*Stated exercise*
Retype, please, the listing from its opening line through the line that contains "520, 540, 560];", both included, without the pictures.

┌──

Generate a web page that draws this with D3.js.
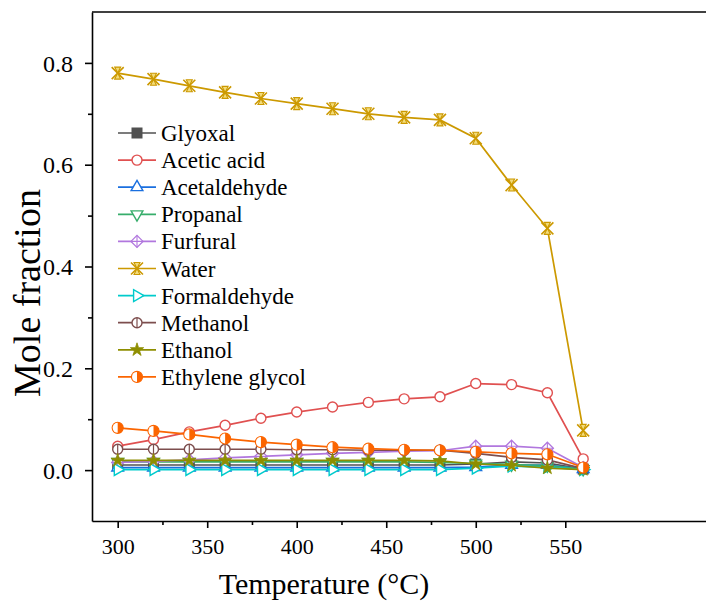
<!DOCTYPE html>
<html>
<head>
<meta charset="utf-8">
<script src="https://cdn.jsdelivr.net/npm/d3@7"></script>
<style>
  body { margin: 0; background: #fff; }
  svg { display: block; }
</style>
</head>
<body>
<div id="chart"></div>
<script>
let width = 706,
    height = 612,
    margin = {top: 12, right: 0, bottom: 91, left: 92};

const serif = "'Liberation Serif', 'Times New Roman', 'DejaVu Serif', serif";

// temperatures (°C)
const temps = [300, 320, 340, 360, 380, 400, 420, 440, 460, 480, 500, 520, 540, 560];

const glyoxal       = [0.010, 0.010, 0.010, 0.010, 0.010, 0.010, 0.010, 0.010, 0.010, 0.010, 0.012, 0.016, 0.014, 0.002];
const aceticAcid    = [0.047, 0.060, 0.075, 0.088, 0.102, 0.114, 0.124, 0.133, 0.140, 0.144, 0.170, 0.168, 0.152, 0.022];
const acetaldehyde  = [0.005, 0.005, 0.005, 0.005, 0.005, 0.005, 0.005, 0.005, 0.005, 0.005, 0.006, 0.010, 0.010, 0.002];
const propanal      = [0.016, 0.016, 0.016, 0.016, 0.016, 0.016, 0.016, 0.016, 0.016, 0.015, 0.013, 0.011, 0.009, 0.002];
const furfural      = [0.015, 0.017, 0.020, 0.024, 0.027, 0.030, 0.033, 0.035, 0.037, 0.038, 0.047, 0.047, 0.043, 0.005];
const water         = [0.780, 0.768, 0.755, 0.742, 0.730, 0.720, 0.710, 0.700, 0.693, 0.688, 0.652, 0.560, 0.475, 0.078];
const formaldehyde  = [0.001, 0.001, 0.001, 0.001, 0.001, 0.001, 0.001, 0.001, 0.001, 0.001, 0.004, 0.008, 0.006, 0.001];
const methanol      = [0.041, 0.041, 0.041, 0.041, 0.041, 0.040, 0.040, 0.039, 0.039, 0.039, 0.033, 0.025, 0.020, 0.003];
const ethanol       = [0.019, 0.019, 0.019, 0.019, 0.019, 0.019, 0.019, 0.019, 0.019, 0.018, 0.012, 0.009, 0.004, 0.001];
const ethyleneGlyc  = [0.083, 0.077, 0.070, 0.062, 0.055, 0.050, 0.045, 0.042, 0.040, 0.039, 0.036, 0.033, 0.031, 0.005];

const names = ["Glyoxal", "Acetic acid", "Acetaldehyde", "Propanal", "Furfural",
               "Water", "Formaldehyde", "Methanol", "Ethanol", "Ethylene glycol"];
const values = [glyoxal, aceticAcid, acetaldehyde, propanal, furfural,
                water, formaldehyde, methanol, ethanol, ethyleneGlyc];
const colors = ["#515151", "#e05050", "#1A6FDF", "#37AD6B", "#B177DE",
                "#CC9900", "#00CBCC", "#7D4E4E", "#8E8E00", "#FB6501"];
const symbols = ["square", "circle", "triUp", "triDown", "circlePlus",
                 "cross", "triRight", "circleBar", "star", "halfCircle"];

const xTicks = [300, 350, 400, 450, 500, 550];
const xMinor = [325, 375, 425, 475, 525];
const yTicks = [0.0, 0.2, 0.4, 0.6, 0.8];
const yMinor = [0.1, 0.3, 0.5, 0.7];

const series = names.map((n, i) => ({
  name: n, color: colors[i], symbol: symbols[i],
  points: temps.map((t, j) => ({t: t, v: values[i][j]}))
}));

const svg = d3.select("#chart")
  .append("svg")
  .attr("width", width)
  .attr("height", height)
  .attr("font-family", serif);

const x = d3.scaleLinear().domain([285.65, 628.6]).range([margin.left, width - margin.right]);
const y = d3.scaleLinear().domain([-0.1, 0.9]).range([height - margin.bottom, margin.top]);

// marker drawing
function marker(g, sym, color) {
  const r = 5;
  if (sym === "square") {
    g.append("rect").attr("x", -r).attr("y", -r).attr("width", 2 * r).attr("height", 2 * r)
      .attr("fill", color).attr("stroke", color);
  } else if (sym === "circle") {
    g.append("circle").attr("r", r).attr("fill", "#fff").attr("stroke", color).attr("stroke-width", 1.4);
  } else if (sym === "triUp" || sym === "triDown" || sym === "triRight") {
    const rot = sym === "triUp" ? 0 : sym === "triDown" ? 180 : 90;
    g.append("path").attr("d", d3.symbol(d3.symbolTriangle, 60)())
      .attr("transform", "rotate(" + rot + ")")
      .attr("fill", "#fff").attr("stroke", color).attr("stroke-width", 1.4);
  } else if (sym === "circlePlus") {
    g.append("path").attr("d", "M0,-6L6,0L0,6L-6,0Z")
      .attr("fill", "#fff").attr("stroke", color).attr("stroke-width", 1.3);
    g.append("path").attr("d", "M-6,0H6M0,-6V6").attr("stroke", color).attr("stroke-width", 1.1);
  } else if (sym === "cross") {
    g.append("path").attr("d", "M-6,-6L6,6M-6,6L6,-6").attr("stroke", color).attr("stroke-width", 1.6);
    g.append("path").attr("d", "M-3,-6L0,0L3,-6ZM-3,6L0,0L3,6Z")
      .attr("fill", "#f3dc7a").attr("stroke", color).attr("stroke-width", 1.1);
  } else if (sym === "circleBar") {
    g.append("circle").attr("r", r).attr("fill", "#fff").attr("stroke", color).attr("stroke-width", 1.4);
    g.append("path").attr("d", "M0,-5V5").attr("stroke", color).attr("stroke-width", 1.2);
  } else if (sym === "star") {
    g.append("path").attr("d", d3.symbol(d3.symbolStar, 55)())
      .attr("fill", color).attr("stroke", color).attr("stroke-width", 0.8);
  } else if (sym === "halfCircle") {
    g.append("circle").attr("r", r + 0.5).attr("fill", color).attr("stroke", color).attr("stroke-width", 1.2);
    g.append("path").attr("d", "M0,-5A5,5 0 0,0 0,5Z").attr("fill", "#fff");
  }
}

const line = d3.line()
  .x(d => x(d.t))
  .y(d => y(d.v));

// lines
const layer = svg.selectAll(".series")
  .data(series)
  .enter().append("g")
    .attr("class", "series");

layer.append("path")
  .attr("fill", "none")
  .attr("stroke", d => d.color)
  .attr("stroke-width", 1.7)
  .attr("d", d => line(d.points));

layer.each(function(s) {
  d3.select(this).selectAll(".pt")
    .data(s.points)
    .enter().append("g")
      .attr("class", "pt")
      .attr("transform", d => "translate(" + x(d.t) + "," + y(d.v) + ")")
      .each(function() { marker(d3.select(this), s.symbol, s.color); });
});

// axes
const xAxis = svg.append("g")
  .attr("transform", "translate(0," + (height - margin.bottom) + ")")
  .call(d3.axisBottom(x).tickValues(xTicks).tickSize(7).tickSizeOuter(0).tickPadding(10).tickFormat(d3.format("d")));
svg.append("g")
  .attr("transform", "translate(0," + (height - margin.bottom) + ")")
  .call(d3.axisBottom(x).tickValues(xMinor).tickSize(4).tickSizeOuter(0).tickFormat(""))
  .call(g => g.select(".domain").remove());

const yAxis = svg.append("g")
  .attr("transform", "translate(" + margin.left + ",0)")
  .call(d3.axisLeft(y).tickValues(yTicks).tickSize(7).tickSizeOuter(0).tickPadding(12).tickFormat(d3.format(".1f")));
svg.append("g")
  .attr("transform", "translate(" + margin.left + ",0)")
  .call(d3.axisLeft(y).tickValues(yMinor).tickSize(4).tickSizeOuter(0).tickFormat(""))
  .call(g => g.select(".domain").remove());

svg.selectAll(".domain, .tick line").attr("stroke", "#000").attr("stroke-width", 1.6);
xAxis.attr("font-family", serif).attr("font-size", 22);
yAxis.attr("font-family", serif).attr("font-size", 24);
yAxis.selectAll(".tick text").attr("dy", "0.34em");

// top frame line
svg.append("line")
  .attr("x1", margin.left).attr("x2", width)
  .attr("y1", margin.top).attr("y2", margin.top)
  .attr("stroke", "#000").attr("stroke-width", 1.6);

// axis titles
svg.append("text")
  .attr("x", 324).attr("y", 594)
  .attr("text-anchor", "middle")
  .attr("font-size", 30)
  .text("Temperature (°C)");

svg.append("text")
  .attr("transform", "translate(40," + 293 + ") rotate(-90)")
  .attr("text-anchor", "middle")
  .attr("font-size", 38)
  .text("Mole fraction");

// legend
const legend = svg.append("g")
  .attr("transform", "translate(118,133)");

const item = legend.selectAll(".item")
  .data(series)
  .enter().append("g")
    .attr("class", "item")
    .attr("transform", (d, i) => "translate(0," + (i * 27.1) + ")");

item.append("line")
  .attr("x1", 0).attr("x2", 38)
  .attr("stroke", d => d.color)
  .attr("stroke-width", 1.7);

item.append("g")
  .attr("transform", "translate(19,0)")
  .each(function(d) { marker(d3.select(this), d.symbol, d.color); });

item.append("text")
  .attr("x", 43)
  .attr("dy", "0.35em")
  .attr("font-size", 23)
  .text(d => d.name);
</script>
</body>
</html>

└──

*Output for this exercise*
Generate a web page that draws this with D3.js.
<!DOCTYPE html>
<html>
<head>
<meta charset="utf-8">
<script src="https://cdn.jsdelivr.net/npm/d3@7"></script>
<style>
  body { margin: 0; background: #fff; }
  svg { display: block; }
</style>
</head>
<body>
<div id="chart"></div>
<script>
let width = 706,
    height = 612,
    margin = {top: 12, right: 0, bottom: 91, left: 92};

const serif = "'Liberation Serif', 'Times New Roman', 'DejaVu Serif', serif";

// temperatures (°C)
const temps = [300, 320, 340, 360, 380, 400, 420, 440, 460, 480, 500, 520, 540, 560];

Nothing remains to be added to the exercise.